Performance Max has become the second pillar in 2026. Performance Max campaigns use Google's AI to deliver ads across Search, Display, YouTube, Gmail, and Discover from a single asset group. According to Google's own 2024 Performance Max benchmarks, advertisers using Performance Max alongside Search see an average 18 percent uplift in conversions at a similar cost per acquisition. For real estate operators, Performance Max is most effective when fed clean creative assets, accurate audience signals, and a structured product feed of properties or projects.
YouTube Ads are the most underused channel for real estate launches in 2026. A 60 to 90-second project film, run against in-market property audiences and topic targeting, produces a strong first-touch contribution when measured through view-through conversions.
Discovery and Display should be treated strictly as retargeting layers. Cold acquisition through Display burns budget faster than any other Google Ads surface for real estate.

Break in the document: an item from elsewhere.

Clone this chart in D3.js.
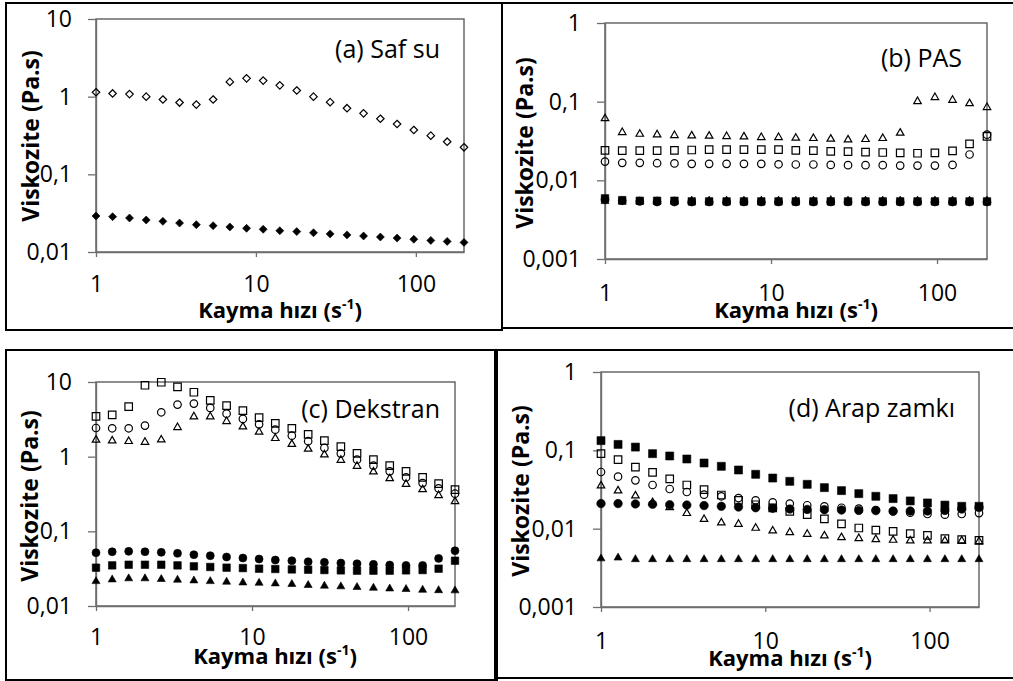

Local Service Ads apply only to brokerages, not to developers or operators. Worth testing in the United States and Canadian metro markets where they are available.
How much should real estate businesses budget for Google Ads?
The working rule across the 100+ operator engagements we run at Noseberry Digitals is to allocate 0.4 to 1.0 percent of project gross sales value to Google Ads across the active sales window.
For a USD 50 million residential project with a 12 to 18 month sales window, that translates to USD 200,000 to USD 500,000 in Google Ads budget. Luxury and ultra-luxury projects sit at the higher end because lead quality matters more than lead volume. Affordable and mid-market projects sit at the lower end because volume is the differentiator.
For coliving, build-to-rent, and operating businesses (rather than sales), Google Ads budget should sit at 4 to 8 percent of monthly rental revenue, again tied to occupancy targets.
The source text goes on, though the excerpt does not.